185 S. High St. Columbus, OH (614) 220-9141
Owner Jeff Mathes envisioned a restaurant concept that would be a first-of-its-kind in Columbus when he developed Barrio, which opened in March. White collars, students and downtown visitors alike can appreciate the casual yet classy vibe that the restaurant exudes. Not in any way, shape or form resembling the Wendy’s that formerly resided at the same location, yet with hardly an air of downtown exclusiveness, Barrio is fresh, fun and relaxing for all. Mathes sums up the Barrio vibe as “polished casual with an international flavor.”

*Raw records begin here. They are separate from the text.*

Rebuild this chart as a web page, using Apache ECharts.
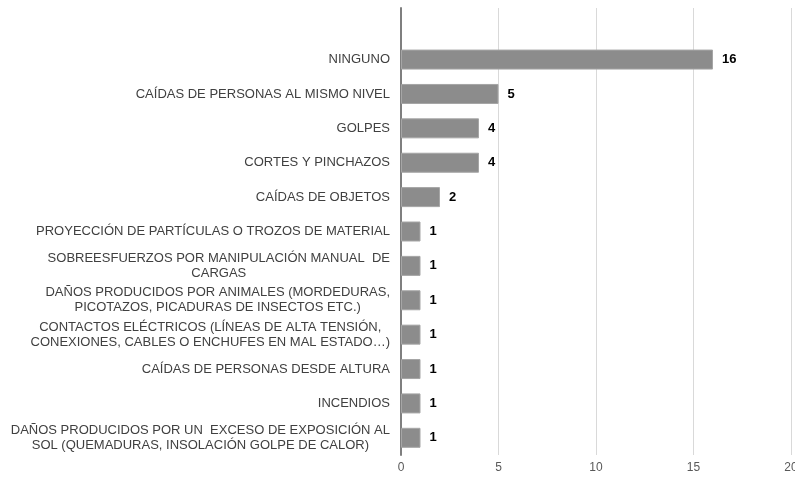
<!DOCTYPE html>
<html>
<head>
<meta charset="utf-8">
<script src="https://cdn.jsdelivr.net/npm/echarts@6/dist/echarts.min.js"></script>
<style>
  html, body { margin: 0; padding: 0; background: #fff; }
  #main { width: 795px; height: 478px; }
</style>
</head>
<body>
<div id="main"></div>
<script>
// categorias de arriba hacia abajo (la primera vacia deja el hueco superior)
const categories = [
  '',
  'NINGUNO',
  'CAÍDAS DE PERSONAS AL MISMO NIVEL',
  'GOLPES',
  'CORTES Y PINCHAZOS',
  'CAÍDAS DE OBJETOS',
  'PROYECCIÓN DE PARTÍCULAS O TROZOS DE MATERIAL',
  'SOBREESFUERZOS POR MANIPULACIÓN MANUAL  DE\nCARGAS',
  'DAÑOS PRODUCIDOS POR ANIMALES (MORDEDURAS,\nPICOTAZOS, PICADURAS DE INSECTOS ETC.)',
  'CONTACTOS ELÉCTRICOS (LÍNEAS DE ALTA TENSIÓN,\nCONEXIONES, CABLES O ENCHUFES EN MAL ESTADO…)',
  'CAÍDAS DE PERSONAS DESDE ALTURA',
  'INCENDIOS',
  'DAÑOS PRODUCIDOS POR UN  EXCESO DE EXPOSICIÓN AL\nSOL (QUEMADURAS, INSOLACIÓN GOLPE DE CALOR)'
];
const values = [null, 16, 5, 4, 4, 2, 1, 1, 1, 1, 1, 1, 1];
const xTicks = [0, 5, 10, 15, 20];

const myChart = echarts.init(document.getElementById('main'));

const option = {
  animation: false,
  grid: { left: 401, right: 4, top: 8, bottom: 23, containLabel: false, outerBoundsMode: 'none' },
  xAxis: {
    type: 'value',
    min: xTicks[0],
    max: xTicks[xTicks.length - 1],
    interval: xTicks[1] - xTicks[0],
    axisLine: { show: false },
    axisTick: { show: false },
    splitLine: { show: true, lineStyle: { color: '#d9d9d9', width: 1 } },
    axisLabel: {
      color: '#595959',
      fontFamily: 'Liberation Sans, Arial, sans-serif',
      fontSize: 12,
      margin: 7
    }
  },
  yAxis: {
    type: 'category',
    inverse: true,
    data: categories,
    axisLine: { show: true, lineStyle: { color: '#7f7f7f', width: 2 } },
    axisTick: { show: false },
    axisLabel: {
      margin: 11,
      fontFamily: 'Liberation Sans, Arial, sans-serif',
      formatter: function (v) {
        if (!v) return '';
        return v.split('\n').map(function (l) { return '{c|' + l + '}'; }).join('\n');
      },
      rich: {
        c: {
          align: 'center',
          color: '#404040',
          fontSize: 13,
          lineHeight: 15,
          fontFamily: 'Liberation Sans, Arial, sans-serif'
        }
      }
    }
  },
  series: [
    {
      type: 'bar',
      data: values,
      barWidth: 20,
      itemStyle: { color: '#8c8c8c', borderColor: '#a6a6a6', borderWidth: 1 },
      label: {
        show: true,
        position: 'right',
        distance: 9,
        color: '#000',
        fontWeight: 'bold',
        fontSize: 13,
        fontFamily: 'Liberation Sans, Arial, sans-serif'
      }
    }
  ]
};

myChart.setOption(option);
</script>
</body>
</html>
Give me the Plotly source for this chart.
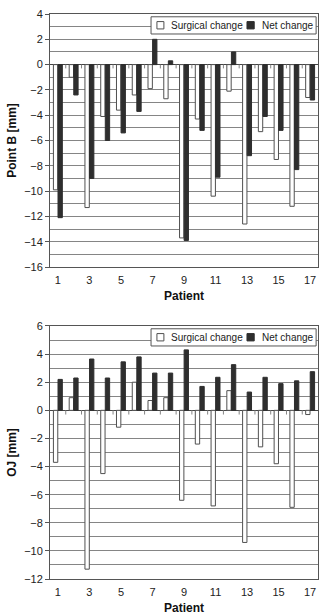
import plotly.graph_objects as go
from plotly.subplots import make_subplots

patients = list(range(1, 18))
pointb_surgical = [-9.9, -1.0, -11.3, -4.1, -3.6, -2.4, -1.9, -2.7, -13.7, -4.3, -10.4, -2.1, -12.6, -5.3, -7.5, -11.2, -2.6]
pointb_net = [-12.1, -2.4, -9.0, -6.0, -5.4, -3.7, 2.0, 0.3, -13.9, -5.2, -8.9, 1.0, -7.2, -4.1, -5.2, -8.3, -2.8]
oj_surgical = [-3.7, 0.9, -11.3, -4.5, -1.2, 2.0, 0.7, 0.9, -6.4, -2.4, -6.8, 1.4, -9.4, -2.6, -3.8, -6.9, -0.3]
oj_net = [2.2, 2.3, 3.65, 2.3, 3.45, 3.8, 2.65, 2.65, 4.3, 1.7, 2.35, 3.25, 1.3, 2.35, 1.9, 2.1, 2.75]
series_names = ["Surgical change", "Net change"]
x_ticks = [1, 3, 5, 7, 9, 11, 13, 15, 17]
pointb_ticks = list(range(-16, 5, 2))
oj_ticks = list(range(-12, 7, 2))

WHITE = "#ffffff"
DARK = "#2e2e2e"
EDGE = "#505050"
GRID = "#858585"
FONT = "Liberation Sans, Arial, sans-serif"

fig = make_subplots(rows=2, cols=1, vertical_spacing=0.1044)

for row, (s, n) in enumerate([(pointb_surgical, pointb_net), (oj_surgical, oj_net)], start=1):
    xr = "x" if row == 1 else f"x{row}"
    yr = "y" if row == 1 else f"y{row}"
    fig.add_trace(go.Bar(x=patients, y=s, name=series_names[0], showlegend=False,
                         marker=dict(color=WHITE, line=dict(color=EDGE, width=1))), row=row, col=1)
    fig.add_trace(go.Bar(x=patients, y=n, name=series_names[1], showlegend=False,
                         marker=dict(color=DARK, line=dict(color=DARK, width=1))), row=row, col=1)
    # category boundary ticks on the zero line
    for k in range(1, 17):
        fig.add_shape(type="line", x0=k + 0.5, x1=k + 0.5, y0=0, y1=-0.3,
                      xref=xr, yref=yr, line=dict(color=GRID, width=1))
    # legend box
    dx, dy = f"{xr} domain", f"{yr} domain"
    fig.add_shape(type="rect", x0=0.377, x1=0.993, y0=0.921, y1=0.989, xref=dx, yref=dy,
                  fillcolor="white", line=dict(color="#555", width=1), layer="above")
    fig.add_shape(type="rect", x0=0.399, x1=0.425, y0=0.941, y1=0.970, xref=dx, yref=dy,
                  fillcolor=WHITE, line=dict(color=EDGE, width=1), layer="above")
    fig.add_shape(type="rect", x0=0.735, x1=0.762, y0=0.941, y1=0.970, xref=dx, yref=dy,
                  fillcolor=DARK, line=dict(color=DARK, width=1), layer="above")
    fig.add_annotation(x=0.443, y=0.956, xref=dx, yref=dy, text=series_names[0], showarrow=False,
                       xanchor="left", yanchor="middle", font=dict(family=FONT, size=10, color="#222"))
    fig.add_annotation(x=0.783, y=0.956, xref=dx, yref=dy, text=series_names[1], showarrow=False,
                       xanchor="left", yanchor="middle", font=dict(family=FONT, size=10, color="#222"))

axis_common = dict(showline=True, linecolor="#555", linewidth=1, mirror=True,
                   tickfont=dict(family=FONT, size=11, color="#222"))

fig.update_xaxes(range=[0.5, 17.5], tickmode="array", tickvals=x_ticks, ticks="", showgrid=False,
                 zeroline=False, ticklabelstandoff=3,
                 title=dict(text="<b>Patient</b>", font=dict(family=FONT, size=12, color="#111"), standoff=6),
                 **axis_common)
fig.update_yaxes(range=[-16, 4], tickvals=pointb_ticks, row=1, col=1)
fig.update_yaxes(range=[-12, 6], tickvals=oj_ticks, row=2, col=1)
fig.update_yaxes(tickmode="array", ticks="outside", ticklen=4, tickcolor="#555", showgrid=True, gridcolor=GRID, gridwidth=1,
                 minor=dict(dtick=1, showgrid=True, gridcolor=GRID, gridwidth=1),
                 zeroline=True, zerolinecolor="#444", zerolinewidth=1, **axis_common)
fig.update_yaxes(title=dict(text="<b>Point B [mm]</b>", font=dict(family=FONT, size=12, color="#111"), standoff=4), row=1, col=1)
fig.update_yaxes(title=dict(text="<b>OJ [mm]</b>", font=dict(family=FONT, size=12, color="#111"), standoff=4), row=2, col=1)

fig.update_layout(
    width=322, height=616, margin=dict(l=50, r=4, t=14, b=37),
    paper_bgcolor="white", plot_bgcolor="white",
    barmode="group", bargap=0.42, bargroupgap=0.05, showlegend=False,
    font=dict(family=FONT),
)
fig.write_html("out.html")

It’s the type of place where you wouldn’t be out of place showing up in sandals and a linen shirt, and during your time at Barrio, you might just forget that you’re on High Street in favor of a much more Latin locale. Mathes’ only struggle is making the downtown lunch crowd embrace the idea that Barrio serves traditional South American/Spanish tapas, not the soup and salad combo that lunch-break America is used to.
Mathes’ mantra: don’t do anything that’s been done before, which means Barrio diners are treated to bona fide originals. A wide choice of tapas (small, savory Spanish dishes), served fria and caliente, and larger dinner plates complete the menu. Fresh fruits, vegetables, cheeses, meats and breads blend together flavors of sweet and spicy, a marriage found in many of Barrio’s dishes, and the seafood gives no hint that Ohio is most definitely land-locked. And by not doing anything that’s been done before, Mathes has created a restaurant that is completely different from his other, Italian-themed eatery, Due Amici. “I didn’t want them to be at all the same,” Mathes made sure to state.
Barrio is impossible to miss on the corner of High and Spring. The two-story building is open and airy with a dark, wooden interior and simple, square features. The architecture conjures Frank Lloyd Wright’s philosophy that form should follow function. All straight lines and earthy tones, the simplicity of design translates to the wonderfully simple blend of few, but flavorful ingredients in Barrio’s dishes. Mathes aims to bring the flavors of Latin America without abusing them. Simplicity reigns at Barrio, through the food, atmosphere and architecture.
Barrio is open seven days a week for brunch, lunch and dinner. Always bustling with activity, it’s recommended that you make a reservation ahead of time, which can be done online.
A lounge area is slated to develop on the second floor, where soccer aficionados can kick back and catch a game of Spanish futbol. And on Barrio’s two-year plan: a walk-out, roof-top patio also on the second floor. In the meantime, look for an open-air, ground-floor patio to extend onto the sidewalk in the next few weeks.
Imagine six courses of Barrio’s best, each paired with a hand-selected bottle of Argentine, Chilean or Spanish wine; a warm, summer breeze blowing through the restaurant and Caribbean tunes playing subtly in the background. Mathes and general manager Morgan Wiland treated us not only to a Latin-infused meal, but a bit of South American hospitality that is rare this far north of the equator.
The meal began with marinated olives, Tuna Ceviche (a mix of tuna, a generous-sized plantain chip with squash and popcorn) served with fresh bread, and a glass of Madema sauvignon blanc from Argentina.
Next up, Poblano soup accompanied by a watercress salad and a glass of Apaltagua pinot noir from Chile. The soup was bold, infused with the mild spice of poblano, and complemented well by the tenderness of the watercress greens.
The third course: bacon wrapped dates and grilled octopus with Callia Torrontes, an Argentine white. The savory bacon, wrapped around a soft, sweet date, left all members of the dinner party speechless. And the octopus: it was simply grilled, giving it a soft, but not chewy texture.
Rounding the halfway point, we were on to Hanger steak and caramelized provolone cheese accompanied by a glass of Chilian Calcu. The steak: so soft, it barely required a knife. The provolone was served with lightly toasted ciabatta and chips, a tapa that’s so good, it’s worth giving up your summer diet.
For the main course (if there was such a thing) the Paella Mixta and Ancho Roasted Chicken with a glass of Botani Moscatel Selo from Spain. The paella blended rice, seafood and meat into a phenomenal dish that could rival the most authentic Spanish paella. The roasted chicken was so tender that it fell right off the bone. Served with whipped sweet potatoes, spinach and dates, the flavor profile was incredible.
We ended on a sweet note. Panqueques and Tres Leches Cake paired with Osborne Amontillado, a medium sherry from Spain. The first, a crepe filled with dulce de leche and topped with a generous dab of whipped cream; the latter, a dense yellow cake, soaked in three different types of cream. A glass of light and fruity, but not-too-sweet sangria served as the perfect cap to a South American feast.